Normal Density function

Normally distributed variable x with mean $\left.\mu\right.$ and standard deviation $\left.\sigma\right.$ has density function

$d(x)=\frac{1}{\sqrt{2\pi}\sigma}e^{\frac{-(x-\mu)^2}{2\sigma}}$

Consider the sum s of two of these random variables x.

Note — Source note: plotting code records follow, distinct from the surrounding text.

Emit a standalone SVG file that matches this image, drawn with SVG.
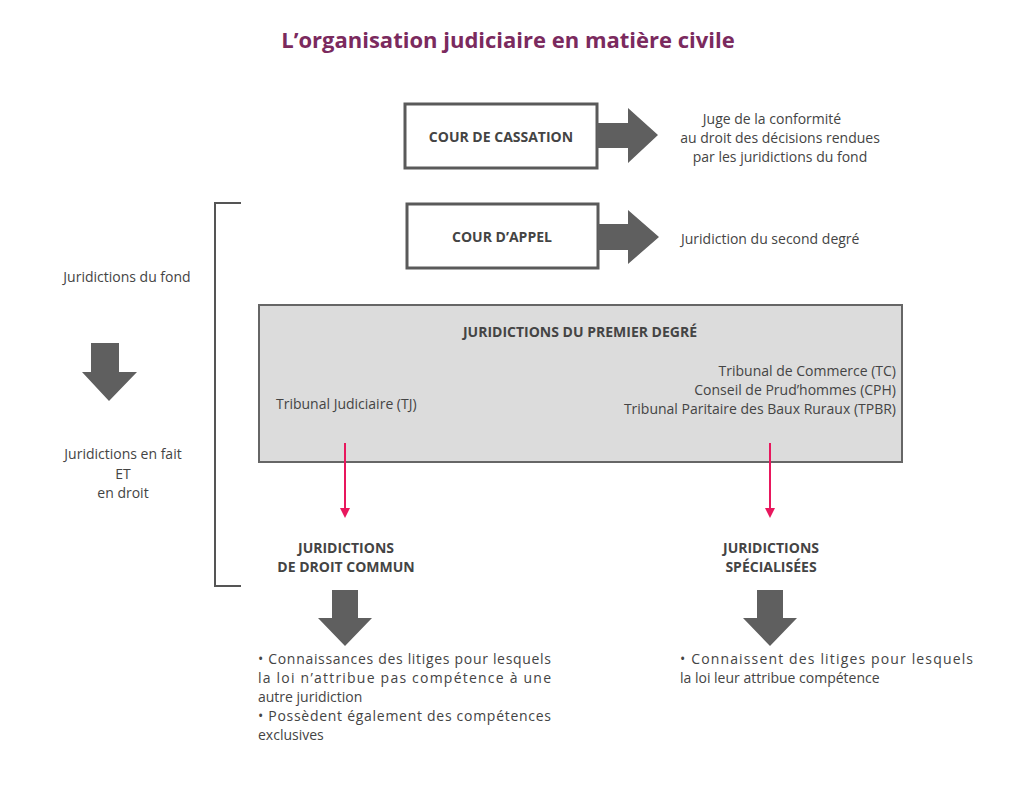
<svg xmlns="http://www.w3.org/2000/svg" width="1021" height="794" viewBox="0 0 1021 794">
<style>
text{font-family:"Open Sans","Liberation Sans",sans-serif;font-size:14px;fill:#444}
.b{font-weight:bold}
.box{fill:#fff;stroke:#5a5a5a;stroke-width:3}
.ar{fill:#5f5f5f}
.pk{stroke:#e8175d;stroke-width:2;fill:none}
</style>
<defs><marker id="pm" markerWidth="10" markerHeight="10" refX="5" refY="5" orient="auto" markerUnits="userSpaceOnUse"><path d="M0,0 L10,5 L0,10 Z" fill="#e8175d"/></marker></defs>
<rect width="1021" height="794" fill="#fff"/>
<text x="508" y="48" text-anchor="middle" class="b" style="font-size:22px;fill:#7b2a5e">L’organisation judiciaire en matière civile</text>
<g id="cassation"><rect class="box" x="405" y="104" width="192" height="64"/><text x="501" y="142" text-anchor="middle" class="b">COUR DE CASSATION</text></g>
<g id="appel"><rect class="box" x="407" y="204" width="191" height="64"/><text x="502" y="242" text-anchor="middle" class="b">COUR D’APPEL</text></g>
<g id="premier"><rect x="259" y="305" width="643" height="157" fill="#dcdcdc" stroke="#666" stroke-width="2"/>
<text x="580" y="337" text-anchor="middle" class="b">JURIDICTIONS DU PREMIER DEGRÉ</text>
<text x="276" y="409">Tribunal Judiciaire (TJ)</text>
<text x="896" y="376" text-anchor="end">Tribunal de Commerce (TC)</text>
<text x="896" y="395" text-anchor="end">Conseil de Prud’hommes (CPH)</text>
<text x="896" y="414" text-anchor="end">Tribunal Paritaire des Baux Ruraux (TPBR)</text></g>
<g id="labels">
<text x="772" y="124" text-anchor="middle">Juge de la conformité</text>
<text x="780" y="143" text-anchor="middle">au droit des décisions rendues</text>
<text x="780" y="162" text-anchor="middle">par les juridictions du fond</text>
<text x="681" y="244">Juridiction du second degré</text>
<text x="127" y="282" text-anchor="middle">Juridictions du fond</text>
<text x="123" y="459" text-anchor="middle">Juridictions en fait</text>
<text x="123" y="479" text-anchor="middle">ET</text>
<text x="123" y="498" text-anchor="middle">en droit</text>
<text x="346" y="553" text-anchor="middle" class="b">JURIDICTIONS</text>
<text x="346" y="572" text-anchor="middle" class="b">DE DROIT COMMUN</text>
<text x="771" y="553" text-anchor="middle" class="b">JURIDICTIONS</text>
<text x="771" y="572" text-anchor="middle" class="b">SPÉCIALISÉES</text>
<text x="258" y="664" textLength="293" lengthAdjust="spacing">• Connaissances des litiges pour lesquels</text>
<text x="258" y="683" textLength="293" lengthAdjust="spacing">la loi n’attribue pas compétence à une</text>
<text x="258" y="702">autre juridiction</text>
<text x="258" y="721" textLength="293" lengthAdjust="spacing">• Possèdent également des compétences</text>
<text x="258" y="740">exclusives</text>
<text x="680" y="664" textLength="293" lengthAdjust="spacing">• Connaissent des litiges pour lesquels</text>
<text x="680" y="683">la loi leur attribue compétence</text>
</g>
<g id="connectors">
<path d="M241,203 H215 V586 H241" fill="none" stroke="#555" stroke-width="2"/>
<path class="ar" d="M597,123 H628 V108 L658,135 L628,163 V148 H597 Z"/>
<path class="ar" d="M598,224 H628 V210 L659,237 L628,264 V250 H598 Z"/>
<path class="ar" d="M91,343 H119 V372 H137 L109,401 L82,372 H91 Z"/>
<path class="ar" d="M332,590 H358 V618 H372 L345,646 L318,618 H332 Z"/>
<path class="ar" d="M757,590 H783 V618 H797 L770,646 L743,618 H757 Z"/>
<line class="pk" x1="345" y1="443" x2="345" y2="513" marker-end="url(#pm)"/>
<line class="pk" x1="770" y1="443" x2="770" y2="513" marker-end="url(#pm)"/>
</g>
</svg>
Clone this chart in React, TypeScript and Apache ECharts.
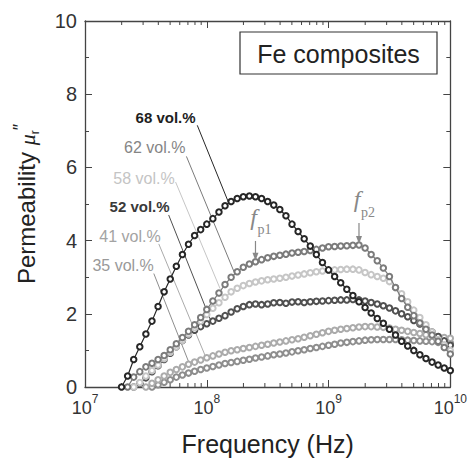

The density of s is given by the convolution of the densities of the two:

$\left.d(s)\right.$	$=\int_{-\infty}^{\infty}d_1(x)d_2(s-x)dx$
	$=\frac{1}{\left(\sqrt{2\pi}\sigma\right)^2}\int_{-\infty}^{\infty}e^{\frac{-(x-\mu)^2}{2\sigma^2}}e^{\frac{-(s-x-\mu)^2}{2\sigma^2}}dx$
	$=\frac{1}{\left(\sqrt{2\pi}\sigma\right)^2}\int_{-\infty}^{\infty}e^{\frac{-(x-\mu)^2-(s-x-\mu)^2}{2\sigma^2}}dx$
	$=\frac{1}{\left(\sqrt{2\pi}\sigma\right)^2}\int_{-\infty}^{\infty}e^{\frac{2(x^2+\mu^2)-2(x-\mu)s-s^2}{-2\sigma^2}}dx$
	$=\frac{1}{\left(\sqrt{2\pi}\sigma\right)^2}\int_{-\infty}^{\infty}e^{\frac{2(x-s/2)^2+(s-2\mu)^2/2}{-2\sigma^2}}dx$
	$=\frac{1}{\left(\sqrt{2\pi}\sigma\right)^2}\int_{-\infty}^{\infty}e^{\frac{-2(x-s/2)^2}{2\sigma^2}}e^{\frac{-(s-2\mu)^2/2}{2\sigma^2}}dx$
	$=\frac{1}{\sqrt{2\pi}\left(\frac{\sigma}{\sqrt{2}}\right)} \int_{-\infty}^{\infty}e^{\frac{-(x-s/2)^2}{2\left(\frac{\sigma}{\sqrt{2}}\right)^2}}dx \left( \frac{1}{\sqrt{2\pi}\left(\sqrt{2}\sigma\right)} e^{\frac{-(s-2\mu)^2}{2\left(\sqrt{2}\sigma\right)^2}} \right)$
	$= \frac{1}{\sqrt{2\pi}\left(\sqrt{2}\sigma\right)} e^{\frac{-(s-2\mu)^2}{2\left(\sqrt{2}\sigma\right)^2}}$